Logicamente, os bancos não deixaram nunca de aproveitar essa oportunidade e dedicaram-se a impor as condições que obrigam as empresas, famílias ou governos a endividarem-se continuamente, fomentando, por exemplo, a compra da habitação em vez do arrendamento, cortando salários, permitindo créditos hipotecários acima do valor da casa, subindo artificialmente o preço da habitação, desagravando fiscalmente os juros de maneira a ser mais rentável endividar-se do que autofinanciar-se, etc.

Esta, e não outra, é a causa de que a dívida cresça constantemente. E também de que os bancos, volta e meia, tenham crises, já que criar dívida desta forma faz com que o valor dos seus créditos se afaste constantemente do  dos seus depósitos e do seu capital em geral.

Em Junho passado, foram publicados os últimos dados anuais que permitem comprovar a relação entre o capital e os activos dos 50 maiores bancos do mundo. Embora não seja exatamente entre depósitos e créditos, a relação reflecte perfeitamente como tem crescido o negócio bancário e a razão da sua permanente instabilidade.

Esses 50 megabancos têm, no total, um capital de 772.357 milhões de dólares, enquanto os seus activos têm um valor 87,6 vezes maior (67,64 biliões de dólares). Mas, há casos verdadeiramente impressionantes. O recorde pertence ao Wells Fargo Bank dos Estados Unidos, que tem ativos no valor de 2.646,6 vezes maior do que o seu capital. LesiguenCitibank, com uma relação de 1.793,3 para um e o ING, que tem 1.550,3 dólares em ativos para cada dólar de capital. No ranking encontram-se o Banco de Santander, no 15º lugar e com uma relação de 196,9 dólares em activos por cada dólar de capital, e o BBVA, em 35º lugar e com uma relação muito mais baixa, de 20,5 para um (a lista completa pode ver-se no Bankers Almanac).
O sistema de reserva fracionária dá origem a estes monstros financeiros que assentam em nada, sendo materialmente impossível que se mantenham em pé, sem caírem em algum momento. A história demonstrou-o dúzias de vezes.
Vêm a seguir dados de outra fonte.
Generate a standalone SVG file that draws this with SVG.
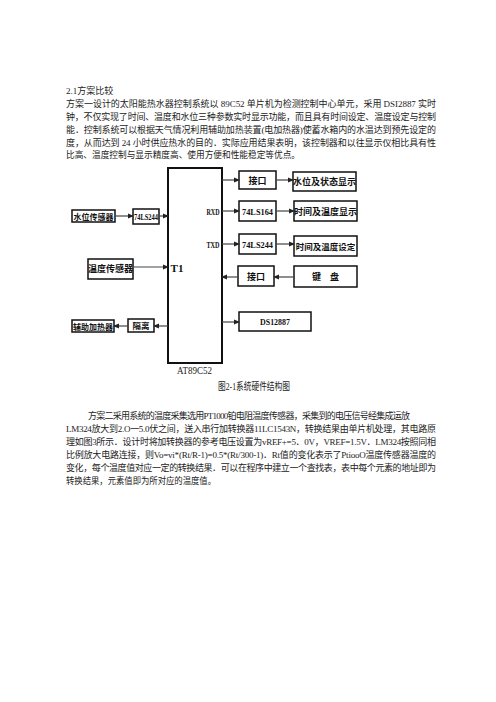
<svg xmlns="http://www.w3.org/2000/svg" width="496" height="702" viewBox="0 0 496 702">
<style>
.t{font-family:"Liberation Serif","Noto Sans CJK SC",serif;font-size:9px;fill:#222}
.b{fill:#fff;stroke:#111;stroke-width:1.5}
.m{fill:#fff;stroke:#111;stroke-width:2}
.l{font-family:"Liberation Serif","Noto Sans CJK SC",serif;font-size:9px;font-weight:bold;fill:#111;text-anchor:middle}
.c line{stroke:#444;stroke-width:1.2;marker-end:url(#a)}
</style>
<defs>
<marker id="a" markerWidth="6" markerHeight="6" refX="5" refY="3" orient="auto" markerUnits="userSpaceOnUse">
<path d="M0,0.5 L6,3 L0,5.5 z" fill="#222"/>
</marker>
</defs>
<rect width="496" height="702" fill="#fff"/>
<g id="para1">
<text class="t" x="66" y="94">2.1方案比较</text>
<text class="t" x="66" y="107" textLength="370" lengthAdjust="spacing">方案一设计的太阳能热水器控制系统以 89C52 单片机为检测控制中心单元，采用 DSI2887 实时</text>
<text class="t" x="66" y="120" textLength="370" lengthAdjust="spacing">钟，不仅实现了时间、温度和水位三种参数实时显示功能，而且具有时间设定、温度设定与控制</text>
<text class="t" x="66" y="133" textLength="370" lengthAdjust="spacing">能．控制系统可以根据天气情况利用辅助加热装置(电加热器)使蓄水箱内的水温达到预先设定的</text>
<text class="t" x="66" y="146" textLength="370" lengthAdjust="spacing">度，从而达到 24 小时供应热水的目的．实际应用结果表明，该控制器和以往显示仪相比具有性</text>
<text class="t" x="66" y="158" textLength="234" lengthAdjust="spacingAndGlyphs">比高、温度控制与显示精度高、使用方便和性能稳定等优点。</text>
</g>
<g id="mcu"><rect class="m" x="168" y="168" width="54" height="195"/>
<text class="l" x="213" y="215" textLength="13" lengthAdjust="spacingAndGlyphs">RXD</text>
<text class="l" x="213" y="248" textLength="13" lengthAdjust="spacingAndGlyphs">TXD</text>
<text class="l" x="177" y="272" style="font-size:11px">T1</text>
</g>
<g id="sw"><rect class="b" x="72" y="210" width="43" height="12"/><text class="l" x="93.5" y="219.5" style="font-size:8px">水位传感器</text></g>
<g id="ls244a"><rect class="b" x="133" y="209" width="26" height="15"/><text class="l" x="146" y="220" textLength="24" lengthAdjust="spacingAndGlyphs">74LS244</text></g>
<g id="wd"><rect class="b" x="88" y="259" width="45" height="20"/><text class="l" x="110.5" y="272">温度传感器</text></g>
<g id="fz"><rect class="b" x="72" y="320" width="42" height="12"/><text class="l" x="93" y="329.5" style="font-size:8px">辅助加热器</text></g>
<g id="gl"><rect class="b" x="128" y="319" width="26" height="13"/><text class="l" x="141" y="329" style="font-size:8.5px">隔离</text></g>
<g id="jk1"><rect class="b" x="239" y="171" width="37" height="18"/><text class="l" x="257.5" y="183.5">接口</text></g>
<g id="swxs"><rect class="b" x="293" y="172" width="63" height="19"/><text class="l" x="324.5" y="185">水位及状态显示</text></g>
<g id="ls164"><rect class="b" x="239" y="201" width="37" height="20"/><text class="l" x="257.5" y="214.5" textLength="31" lengthAdjust="spacingAndGlyphs">74LS164</text></g>
<g id="sjxs"><rect class="b" x="294" y="201" width="63" height="20"/><text class="l" x="325.5" y="214.5">时间及温度显示</text></g>
<g id="ls244b"><rect class="b" x="239" y="234" width="37" height="20"/><text class="l" x="257.5" y="247.5" textLength="31" lengthAdjust="spacingAndGlyphs">74LS244</text></g>
<g id="sjsd"><rect class="b" x="294" y="236" width="63" height="20"/><text class="l" x="325.5" y="249.5" style="font-size:8.5px">时间及温度设定</text></g>
<g id="jk2"><rect class="b" x="238" y="266" width="36" height="20"/><text class="l" x="256" y="279.5">接口</text></g>
<g id="jp"><rect class="b" x="294" y="266" width="63" height="21"/><text class="l" x="325.5" y="280">键　盘</text></g>
<g id="ds"><rect class="b" x="239" y="312" width="72" height="19"/><text class="l" x="275" y="325" textLength="30" lengthAdjust="spacingAndGlyphs">DS12887</text></g>
<g class="c" id="connectors">
<line x1="115" y1="216" x2="133" y2="216"/>
<line x1="159" y1="216" x2="168" y2="216"/>
<line x1="133" y1="267" x2="168" y2="267"/>
<line x1="168" y1="326" x2="154" y2="326"/>
<line x1="128" y1="326" x2="114" y2="326"/>
<line x1="222" y1="180" x2="239" y2="180"/>
<line x1="276" y1="180" x2="293" y2="180"/>
<line x1="222" y1="211" x2="239" y2="211"/>
<line x1="276" y1="211" x2="294" y2="211"/>
<line x1="222" y1="244" x2="239" y2="244"/>
<line x1="276" y1="244" x2="294" y2="244"/>
<line x1="294" y1="277" x2="274" y2="277"/>
<line x1="238" y1="277" x2="222" y2="277"/>
<line x1="222" y1="322" x2="239" y2="322"/>
</g>
<text class="t" x="177" y="374" style="font-size:10px" textLength="35" lengthAdjust="spacingAndGlyphs">AT89C52</text>
<text class="t" x="218" y="390" style="font-size:10px" textLength="72" lengthAdjust="spacingAndGlyphs">图2-1系统硬件结构图</text>
<g id="para2">
<text class="t" x="88" y="419" textLength="322" lengthAdjust="spacing">方案二采用系统的温度采集选用PT1000铂电阻温度传感器，采集到的电压信号经集成运放</text>
<text class="t" x="66" y="432" textLength="370" lengthAdjust="spacing">LM324放大到2.O一5.0伏之间，送入串行加转换器11LC1543N，转换结果由单片机处理，其电路原</text>
<text class="t" x="66" y="445" textLength="370" lengthAdjust="spacing">理如图3所示．设计时将加转换器的参考电压设置为vREF+=5．0V，VREF=1.5V．LM324按照同相</text>
<text class="t" x="66" y="458" textLength="370" lengthAdjust="spacing">比例放大电路连接，则Vo=vi*(Rt/R-1)=0.5*(Rt/300-1)．Rt值的变化表示了PtiooO温度传感器温度的</text>
<text class="t" x="66" y="471" textLength="370" lengthAdjust="spacing">变化，每个温度值对应一定的转换结果．可以在程序中建立一个查找表，表中每个元素的地址即为</text>
<text class="t" x="66" y="484" textLength="150" lengthAdjust="spacingAndGlyphs">转换结果，元素值即为所对应的温度值。</text>
</g>
</svg>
Mas embora o sistema seja perigosíssimo, a banca adquiriu, graças a ele, um poder político imenso, diabólico, que se estende a todos os resquícios da sociedade e que lhe permite obrigar a que sejam os cidadãos a arcar com os custos multimilionários que gera, cada vez que cai.

Vivemos, pois, num sistema que permite que a utilização de um elemento essencial para criar riqueza, emprego e satisfação humana como é o dinheiro, que está para a economia como o sangue está para o corpo humano, dependa exclusivamente da vontade de um grupo social privilegiado. E que, além disso, o utiliza da forma mais esbanjadora e onerosa, criando uma dívida crescente que asfixia a vida económica.

Veja-se como se vir, não há outra alternativa senão acabar com o sistema de reserva fraccionária e considerar o crédito como um serviço público essencial, obrigando a banca, seja ela privada ou pública, a governá-lo, inapelavelmente, à luz desse princípio. Isto não só permitiria evitar o inferno criado por cada crise, que o sistema bancário actual recorrentemente provoca, mas também utilizar o dinheiro, que é um bem comum, para financiar convenientemente empresas e consumidores, e que os juros (que poderiam ser mínimos ou utilizados apenas como instrumento de estabilização) revertessem para o Estado, aliviando uma parte imensa da actual carga fiscal.


 

[*] Catedrático na Universidade de Sevilha, no Departamento de Teoria Económica e Economia Política.